A run of records
*-*-*

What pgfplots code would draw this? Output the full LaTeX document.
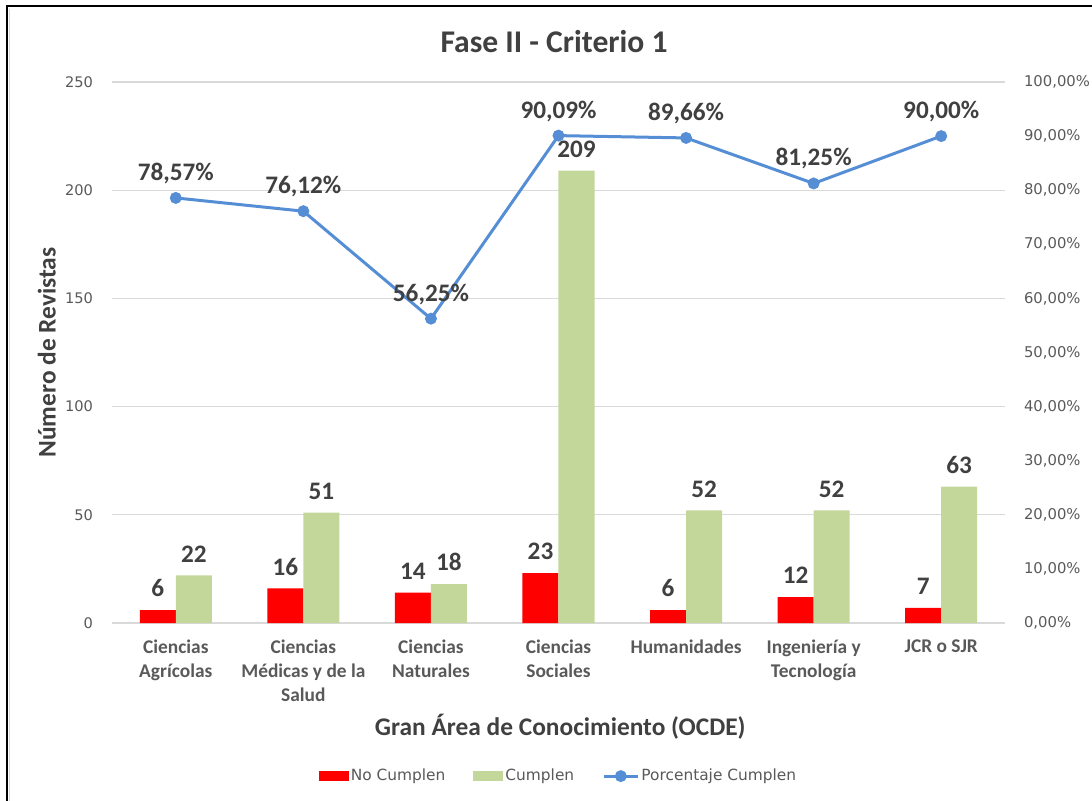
\documentclass[border=0pt]{standalone}
\usepackage{pgfplots}
\pgfplotsset{compat=1.18}
\usepackage{fontspec}
\setmainfont{Carlito}
\newfontfamily\verd{DejaVu Sans}
\definecolor{cred}{HTML}{FF0000}
\definecolor{cgreen}{HTML}{C4D79B}
\definecolor{cblue}{HTML}{558ED5}
\definecolor{tgray}{HTML}{595959}
\definecolor{dgray}{HTML}{404040}
\definecolor{gridc}{HTML}{D9D9D9}
\pgfplotsset{mybox/.style={legend image code/.code={\fill[##1] (0pt,-2.6pt) rectangle (15pt,2.6pt);}}}
\begin{document}
\begin{tikzpicture}
\useasboundingbox (0,0) rectangle (546pt,-400.5pt);
\draw[line width=1.4pt] (3.5pt,-400.5pt) -- (3.5pt,-3pt) -- (546pt,-3pt);
\draw[gridc,line width=0.5pt] (4.8pt,-400.5pt) -- (4.8pt,-4.3pt);
\begin{axis}[
  at={(56pt,-311.5pt)}, anchor=south west,
  scale only axis, width=446.5pt, height=270.5pt,
  xmin=-0.5, xmax=6.5, ymin=0, ymax=250,
  ytick={0,50,...,250},
  xtick={0,...,6},
  xticklabels={{Ciencias\\Agrícolas},{Ciencias\\Médicas y de la\\Salud},{Ciencias\\Naturales},{Ciencias\\Sociales},{Humanidades},{Ingeniería y\\Tecnología},{JCR o SJR}},
  xticklabel style={align=center, font=\fontsize{9.7}{12}\selectfont\bfseries, text=tgray, yshift=-5pt},
  yticklabel style={font=\verd\fontsize{7.3}{9}\selectfont, text=tgray, xshift=-6pt},
  /pgf/number format/assume math mode=true,
  major tick length=0pt,
  axis line style={draw=none},
  xmajorgrids=false, ymajorgrids=true, grid style={draw=gridc, line width=0.6pt},
  ybar=0pt, bar width=18pt,
  nodes near coords,
  every node near coord/.append style={font=\fontsize{12.6}{14}\selectfont\bfseries, text=dgray, yshift=3pt},
  title={Fase II - Criterio 1},
  every axis title/.style={at={(axis description cs:0.495,1.075)}, anchor=center, font=\fontsize{15.8}{18}\selectfont\bfseries, text=dgray},
  xlabel={Gran Área de Conocimiento (OCDE)},
  xlabel style={at={(axis description cs:0.502,-0.192)}, anchor=center, font=\fontsize{12.7}{15}\selectfont\bfseries, text=dgray},
  ylabel={Número de Revistas},
  ylabel style={at={(axis description cs:-0.073,0.5)}, anchor=center, font=\fontsize{12.7}{15}\selectfont\bfseries, text=dgray},
  legend style={at={(axis description cs:0.5,-0.283)}, anchor=center, draw=none, legend columns=3,
     font=\verd\fontsize{7.7}{9}\selectfont, text=tgray,
     nodes={inner sep=1pt},
     /tikz/every even column/.append style={column sep=13pt}},
]
\addplot[fill=cred, draw=none, mybox]
  coordinates {(0,6) (1,16) (2,14) (3,23) (4,6) (5,12) (6,7)};
\addlegendentry{No Cumplen}
\addplot[fill=cgreen, draw=none, mybox]
  coordinates {(0,22) (1,51) (2,18) (3,209) (4,52) (5,52) (6,63)};
\addlegendentry{Cumplen}
\addlegendimage{cblue, line width=1.5pt, mark=*, mark size=2.2pt, mark options={fill=cblue}, line legend, sharp plot}
\addlegendentry{Porcentaje Cumplen}
\end{axis}
\begin{axis}[
  at={(56pt,-311.5pt)}, anchor=south west,
  scale only axis, width=446.5pt, height=270.5pt,
  xmin=-0.5, xmax=6.5, ymin=0, ymax=100,
  hide x axis,
  axis y line*=right,
  axis line style={draw=none},
  major tick length=0pt,
  ytick={0,10,...,100},
  yticklabels={{0,00\%},{10,00\%},{20,00\%},{30,00\%},{40,00\%},{50,00\%},{60,00\%},{70,00\%},{80,00\%},{90,00\%},{100,00\%}},
  yticklabel style={font=\verd\fontsize{7.4}{9}\selectfont, text=tgray, xshift=6pt},
  nodes near coords, point meta=explicit symbolic,
  every node near coord/.append style={font=\fontsize{12.6}{14}\selectfont\bfseries, text=dgray, yshift=3pt},
]
\addplot[cblue, line width=1.5pt, mark=*, mark size=2.2pt, mark options={fill=cblue}]
  coordinates {(0,78.57) [{78,57\%}] (1,76.12) [{76,12\%}] (2,56.25) [{56,25\%}] (3,90.09) [{90,09\%}] (4,89.66) [{89,66\%}] (5,81.25) [{81,25\%}] (6,90.00) [{90,00\%}]};
\end{axis}
\end{tikzpicture}
\end{document}
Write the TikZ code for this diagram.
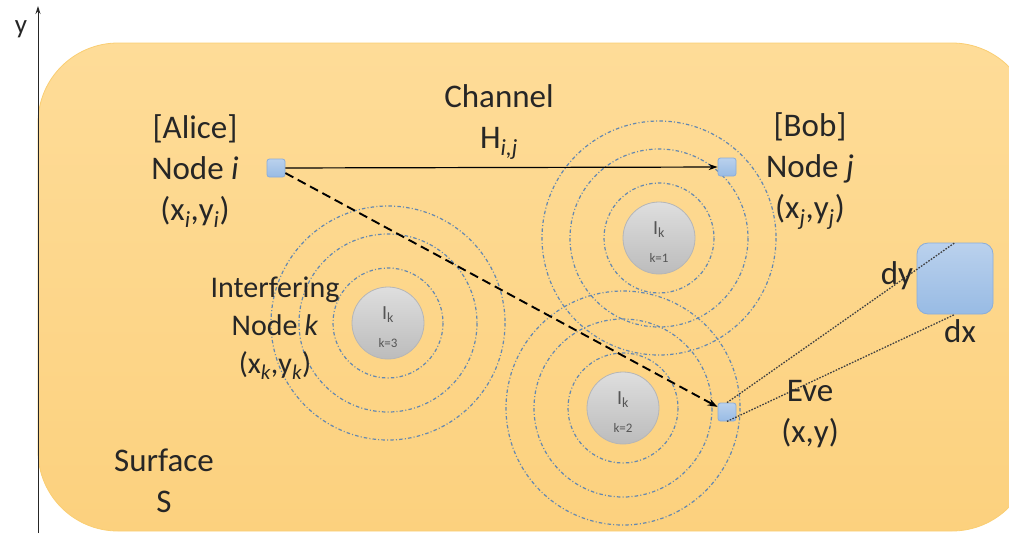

*-*-*

● YOUR TASK:
Quote the material exactly. Pictures stay out.

● EXPECTED OUTPUT:
What pgfplots code would draw this? Output the full LaTeX document.
\documentclass[border=0pt]{standalone}
\usepackage{pgfplots}
\pgfplotsset{compat=1.18}
\usepackage{fontspec}
\setmainfont{Carlito}
\newfontfamily\verd{DejaVu Sans}
\definecolor{cred}{HTML}{FF0000}
\definecolor{cgreen}{HTML}{C4D79B}
\definecolor{cblue}{HTML}{558ED5}
\definecolor{tgray}{HTML}{595959}
\definecolor{dgray}{HTML}{404040}
\definecolor{gridc}{HTML}{D9D9D9}
\pgfplotsset{mybox/.style={legend image code/.code={\fill[##1] (0pt,-2.6pt) rectangle (15pt,2.6pt);}}}
\begin{document}
\begin{tikzpicture}
\useasboundingbox (0,0) rectangle (546pt,-400.5pt);
\draw[line width=1.4pt] (3.5pt,-400.5pt) -- (3.5pt,-3pt) -- (546pt,-3pt);
\draw[gridc,line width=0.5pt] (4.8pt,-400.5pt) -- (4.8pt,-4.3pt);
\begin{axis}[
  at={(56pt,-311.5pt)}, anchor=south west,
  scale only axis, width=446.5pt, height=270.5pt,
  xmin=-0.5, xmax=6.5, ymin=0, ymax=250,
  ytick={0,50,...,250},
  xtick={0,...,6},
  xticklabels={{Ciencias\\Agrícolas},{Ciencias\\Médicas y de la\\Salud},{Ciencias\\Naturales},{Ciencias\\Sociales},{Humanidades},{Ingeniería y\\Tecnología},{JCR o SJR}},
  xticklabel style={align=center, font=\fontsize{9.7}{12}\selectfont\bfseries, text=tgray, yshift=-5pt},
  yticklabel style={font=\verd\fontsize{7.3}{9}\selectfont, text=tgray, xshift=-6pt},
  /pgf/number format/assume math mode=true,
  major tick length=0pt,
  axis line style={draw=none},
  xmajorgrids=false, ymajorgrids=true, grid style={draw=gridc, line width=0.6pt},
  ybar=0pt, bar width=18pt,
  nodes near coords,
  every node near coord/.append style={font=\fontsize{12.6}{14}\selectfont\bfseries, text=dgray, yshift=3pt},
  title={Fase II - Criterio 1},
  every axis title/.style={at={(axis description cs:0.495,1.075)}, anchor=center, font=\fontsize{15.8}{18}\selectfont\bfseries, text=dgray},
  xlabel={Gran Área de Conocimiento (OCDE)},
  xlabel style={at={(axis description cs:0.502,-0.192)}, anchor=center, font=\fontsize{12.7}{15}\selectfont\bfseries, text=dgray},
  ylabel={Número de Revistas},
  ylabel style={at={(axis description cs:-0.073,0.5)}, anchor=center, font=\fontsize{12.7}{15}\selectfont\bfseries, text=dgray},
  legend style={at={(axis description cs:0.5,-0.283)}, anchor=center, draw=none, legend columns=3,
     font=\verd\fontsize{7.7}{9}\selectfont, text=tgray,
     nodes={inner sep=1pt},
     /tikz/every even column/.append style={column sep=13pt}},
]
\addplot[fill=cred, draw=none, mybox]
  coordinates {(0,6) (1,16) (2,14) (3,23) (4,6) (5,12) (6,7)};
\addlegendentry{No Cumplen}
\addplot[fill=cgreen, draw=none, mybox]
  coordinates {(0,22) (1,51) (2,18) (3,209) (4,52) (5,52) (6,63)};
\addlegendentry{Cumplen}
\addlegendimage{cblue, line width=1.5pt, mark=*, mark size=2.2pt, mark options={fill=cblue}, line legend, sharp plot}
\addlegendentry{Porcentaje Cumplen}
\end{axis}
\begin{axis}[
  at={(56pt,-311.5pt)}, anchor=south west,
  scale only axis, width=446.5pt, height=270.5pt,
  xmin=-0.5, xmax=6.5, ymin=0, ymax=100,
  hide x axis,
  axis y line*=right,
  axis line style={draw=none},
  major tick length=0pt,
  ytick={0,10,...,100},
  yticklabels={{0,00\%},{10,00\%},{20,00\%},{30,00\%},{40,00\%},{50,00\%},{60,00\%},{70,00\%},{80,00\%},{90,00\%},{100,00\%}},
  yticklabel style={font=\verd\fontsize{7.4}{9}\selectfont, text=tgray, xshift=6pt},
  nodes near coords, point meta=explicit symbolic,
  every node near coord/.append style={font=\fontsize{12.6}{14}\selectfont\bfseries, text=dgray, yshift=3pt},
]
\addplot[cblue, line width=1.5pt, mark=*, mark size=2.2pt, mark options={fill=cblue}]
  coordinates {(0,78.57) [{78,57\%}] (1,76.12) [{76,12\%}] (2,56.25) [{56,25\%}] (3,90.09) [{90,09\%}] (4,89.66) [{89,66\%}] (5,81.25) [{81,25\%}] (6,90.00) [{90,00\%}]};
\end{axis}
\end{tikzpicture}
\end{document}
Write the TikZ code for this diagram.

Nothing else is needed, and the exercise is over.